_Exercise objective:_
The required output is the block of lines from the line with "Write a web" to the line with "var gradAlk = new", endpoints included and pictures omitted.

_Input for this task:_
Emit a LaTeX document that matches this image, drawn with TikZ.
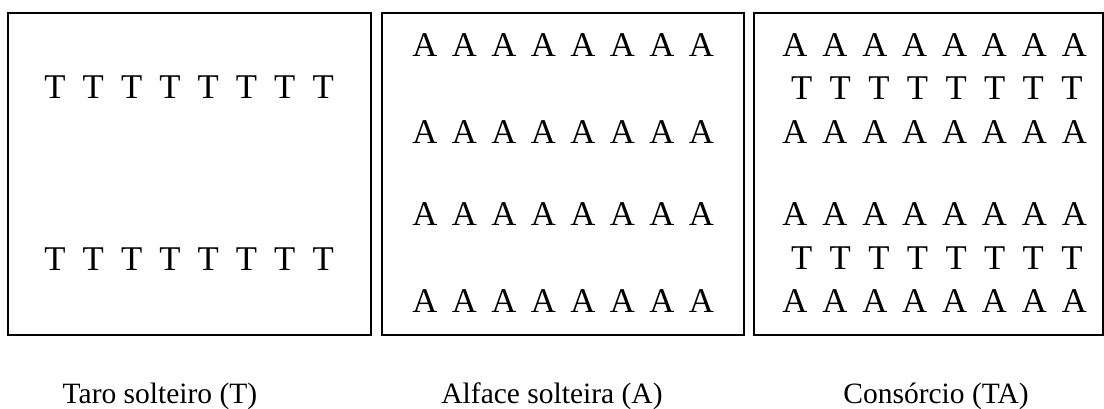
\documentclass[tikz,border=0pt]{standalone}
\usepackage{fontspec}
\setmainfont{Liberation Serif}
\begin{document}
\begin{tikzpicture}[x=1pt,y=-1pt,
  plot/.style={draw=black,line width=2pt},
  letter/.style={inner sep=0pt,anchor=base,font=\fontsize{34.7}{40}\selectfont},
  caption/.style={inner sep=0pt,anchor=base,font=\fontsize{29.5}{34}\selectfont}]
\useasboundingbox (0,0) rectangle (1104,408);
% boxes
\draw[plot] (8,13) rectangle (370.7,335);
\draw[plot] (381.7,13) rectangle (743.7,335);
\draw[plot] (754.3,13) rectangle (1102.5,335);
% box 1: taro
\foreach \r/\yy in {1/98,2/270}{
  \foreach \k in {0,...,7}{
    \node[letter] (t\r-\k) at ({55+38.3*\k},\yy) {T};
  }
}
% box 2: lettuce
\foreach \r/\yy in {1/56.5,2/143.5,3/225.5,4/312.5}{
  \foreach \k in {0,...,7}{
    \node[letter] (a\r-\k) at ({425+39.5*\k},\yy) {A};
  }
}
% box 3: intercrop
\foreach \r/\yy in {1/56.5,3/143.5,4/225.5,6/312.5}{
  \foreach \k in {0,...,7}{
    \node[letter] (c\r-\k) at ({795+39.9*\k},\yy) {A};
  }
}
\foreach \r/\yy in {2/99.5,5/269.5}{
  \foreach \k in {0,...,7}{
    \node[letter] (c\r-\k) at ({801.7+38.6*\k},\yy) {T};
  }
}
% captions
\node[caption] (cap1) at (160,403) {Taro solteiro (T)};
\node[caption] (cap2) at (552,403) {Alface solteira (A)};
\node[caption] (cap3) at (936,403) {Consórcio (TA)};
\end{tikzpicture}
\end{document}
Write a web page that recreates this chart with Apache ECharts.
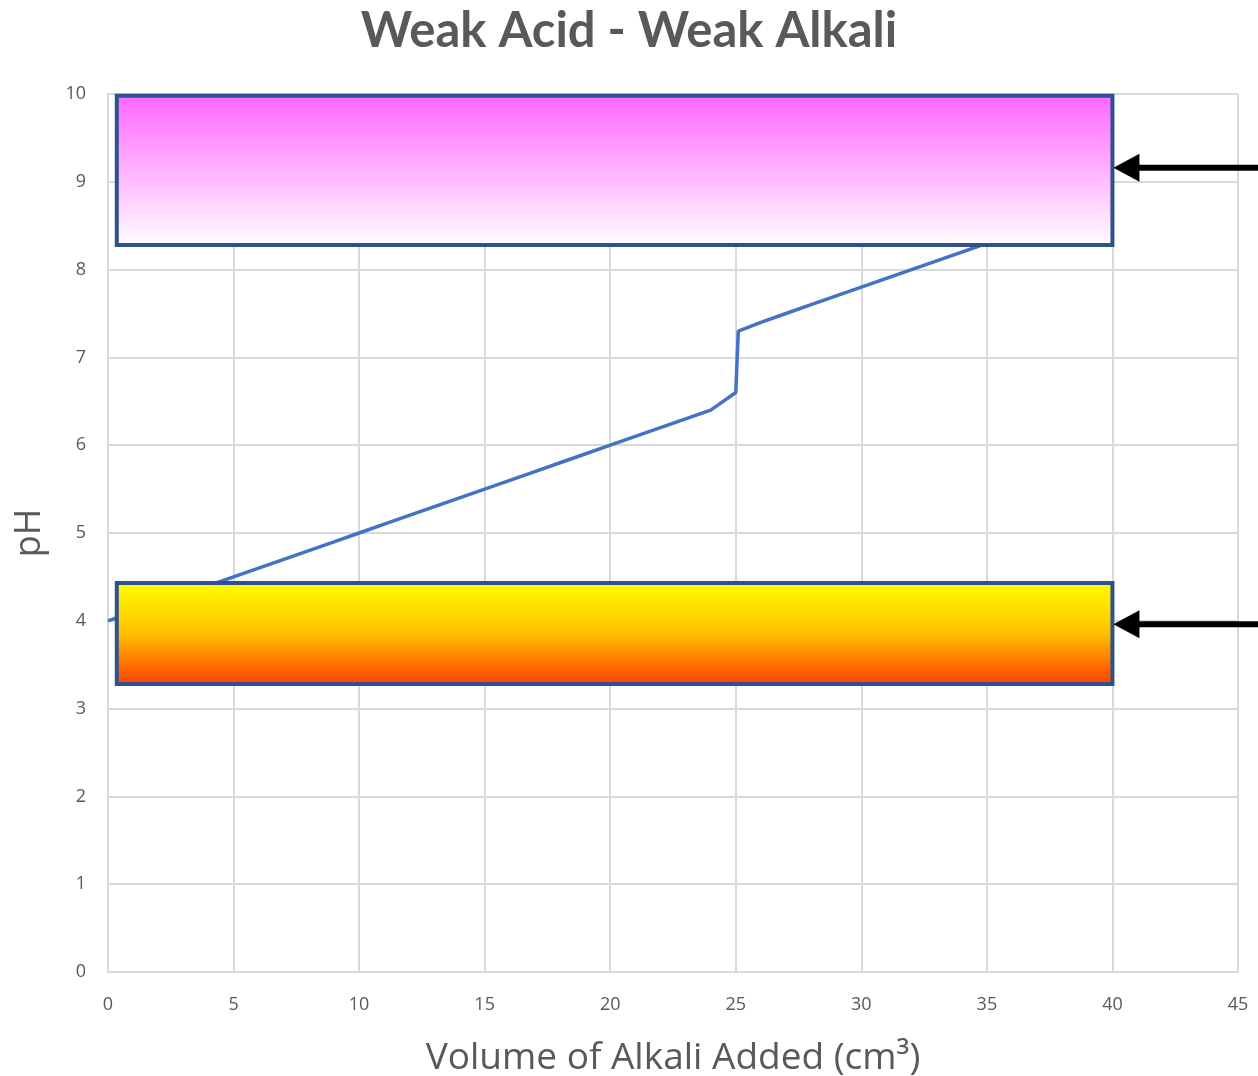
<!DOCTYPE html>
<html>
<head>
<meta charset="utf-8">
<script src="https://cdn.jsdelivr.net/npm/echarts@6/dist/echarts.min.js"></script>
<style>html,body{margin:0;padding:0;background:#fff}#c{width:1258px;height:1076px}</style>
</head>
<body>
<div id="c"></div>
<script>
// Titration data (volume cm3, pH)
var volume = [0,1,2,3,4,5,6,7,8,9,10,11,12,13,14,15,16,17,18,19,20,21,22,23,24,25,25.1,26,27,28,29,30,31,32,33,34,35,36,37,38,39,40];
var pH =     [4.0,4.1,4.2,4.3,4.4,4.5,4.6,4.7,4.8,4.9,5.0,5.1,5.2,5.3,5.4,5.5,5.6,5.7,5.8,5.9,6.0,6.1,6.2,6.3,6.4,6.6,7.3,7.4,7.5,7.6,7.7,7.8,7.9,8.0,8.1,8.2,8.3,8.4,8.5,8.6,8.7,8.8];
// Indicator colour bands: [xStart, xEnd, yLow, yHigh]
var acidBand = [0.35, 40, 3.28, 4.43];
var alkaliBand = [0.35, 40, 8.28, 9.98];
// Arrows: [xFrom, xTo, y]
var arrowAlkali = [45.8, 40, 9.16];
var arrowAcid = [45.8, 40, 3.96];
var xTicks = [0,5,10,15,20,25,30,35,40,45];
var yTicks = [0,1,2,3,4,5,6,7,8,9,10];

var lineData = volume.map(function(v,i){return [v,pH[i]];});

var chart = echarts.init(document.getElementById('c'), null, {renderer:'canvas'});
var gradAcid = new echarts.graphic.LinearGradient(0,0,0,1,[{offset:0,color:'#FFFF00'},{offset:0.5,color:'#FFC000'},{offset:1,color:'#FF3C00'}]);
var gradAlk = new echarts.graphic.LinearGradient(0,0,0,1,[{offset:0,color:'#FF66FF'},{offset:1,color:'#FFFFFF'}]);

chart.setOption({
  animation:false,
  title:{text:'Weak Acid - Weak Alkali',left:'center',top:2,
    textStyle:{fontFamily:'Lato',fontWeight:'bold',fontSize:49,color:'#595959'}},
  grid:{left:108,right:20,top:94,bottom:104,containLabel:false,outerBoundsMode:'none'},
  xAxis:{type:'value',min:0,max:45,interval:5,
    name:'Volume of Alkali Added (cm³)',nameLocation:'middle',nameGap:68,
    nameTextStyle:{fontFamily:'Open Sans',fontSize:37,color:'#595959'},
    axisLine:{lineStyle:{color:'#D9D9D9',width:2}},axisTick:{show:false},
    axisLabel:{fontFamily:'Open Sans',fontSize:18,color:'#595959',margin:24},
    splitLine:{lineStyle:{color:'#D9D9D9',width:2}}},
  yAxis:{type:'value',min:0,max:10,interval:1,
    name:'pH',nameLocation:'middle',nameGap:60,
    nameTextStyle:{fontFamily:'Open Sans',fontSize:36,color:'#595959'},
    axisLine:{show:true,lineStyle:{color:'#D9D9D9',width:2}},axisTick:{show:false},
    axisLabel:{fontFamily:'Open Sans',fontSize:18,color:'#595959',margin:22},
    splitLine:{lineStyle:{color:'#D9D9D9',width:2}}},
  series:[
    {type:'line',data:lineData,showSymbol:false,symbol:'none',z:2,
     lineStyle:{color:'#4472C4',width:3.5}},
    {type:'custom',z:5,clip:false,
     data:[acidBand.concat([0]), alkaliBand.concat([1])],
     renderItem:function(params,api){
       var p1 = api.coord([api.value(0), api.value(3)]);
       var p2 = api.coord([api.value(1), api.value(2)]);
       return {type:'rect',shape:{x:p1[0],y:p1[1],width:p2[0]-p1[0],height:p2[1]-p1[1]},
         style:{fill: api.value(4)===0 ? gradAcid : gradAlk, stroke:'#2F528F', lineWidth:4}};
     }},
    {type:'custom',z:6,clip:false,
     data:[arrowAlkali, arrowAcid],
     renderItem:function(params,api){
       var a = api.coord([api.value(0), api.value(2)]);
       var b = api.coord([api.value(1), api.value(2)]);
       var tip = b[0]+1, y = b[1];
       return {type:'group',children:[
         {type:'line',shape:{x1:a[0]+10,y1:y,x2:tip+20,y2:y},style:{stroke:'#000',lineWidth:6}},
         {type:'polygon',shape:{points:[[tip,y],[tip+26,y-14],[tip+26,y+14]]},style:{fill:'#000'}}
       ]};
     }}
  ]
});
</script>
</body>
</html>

_Exercise response:_
Write a web page that recreates this chart with Apache ECharts.
<!DOCTYPE html>
<html>
<head>
<meta charset="utf-8">
<script src="https://cdn.jsdelivr.net/npm/echarts@6/dist/echarts.min.js"></script>
<style>html,body{margin:0;padding:0;background:#fff}#c{width:1258px;height:1076px}</style>
</head>
<body>
<div id="c"></div>
<script>
// Titration data (volume cm3, pH)
var volume = [0,1,2,3,4,5,6,7,8,9,10,11,12,13,14,15,16,17,18,19,20,21,22,23,24,25,25.1,26,27,28,29,30,31,32,33,34,35,36,37,38,39,40];
var pH =     [4.0,4.1,4.2,4.3,4.4,4.5,4.6,4.7,4.8,4.9,5.0,5.1,5.2,5.3,5.4,5.5,5.6,5.7,5.8,5.9,6.0,6.1,6.2,6.3,6.4,6.6,7.3,7.4,7.5,7.6,7.7,7.8,7.9,8.0,8.1,8.2,8.3,8.4,8.5,8.6,8.7,8.8];
// Indicator colour bands: [xStart, xEnd, yLow, yHigh]
var acidBand = [0.35, 40, 3.28, 4.43];
var alkaliBand = [0.35, 40, 8.28, 9.98];
// Arrows: [xFrom, xTo, y]
var arrowAlkali = [45.8, 40, 9.16];
var arrowAcid = [45.8, 40, 3.96];
var xTicks = [0,5,10,15,20,25,30,35,40,45];
var yTicks = [0,1,2,3,4,5,6,7,8,9,10];

var lineData = volume.map(function(v,i){return [v,pH[i]];});

var chart = echarts.init(document.getElementById('c'), null, {renderer:'canvas'});
var gradAcid = new echarts.graphic.LinearGradient(0,0,0,1,[{offset:0,color:'#FFFF00'},{offset:0.5,color:'#FFC000'},{offset:1,color:'#FF3C00'}]);
var gradAlk = new echarts.graphic.LinearGradient(0,0,0,1,[{offset:0,color:'#FF66FF'},{offset:1,color:'#FFFFFF'}]);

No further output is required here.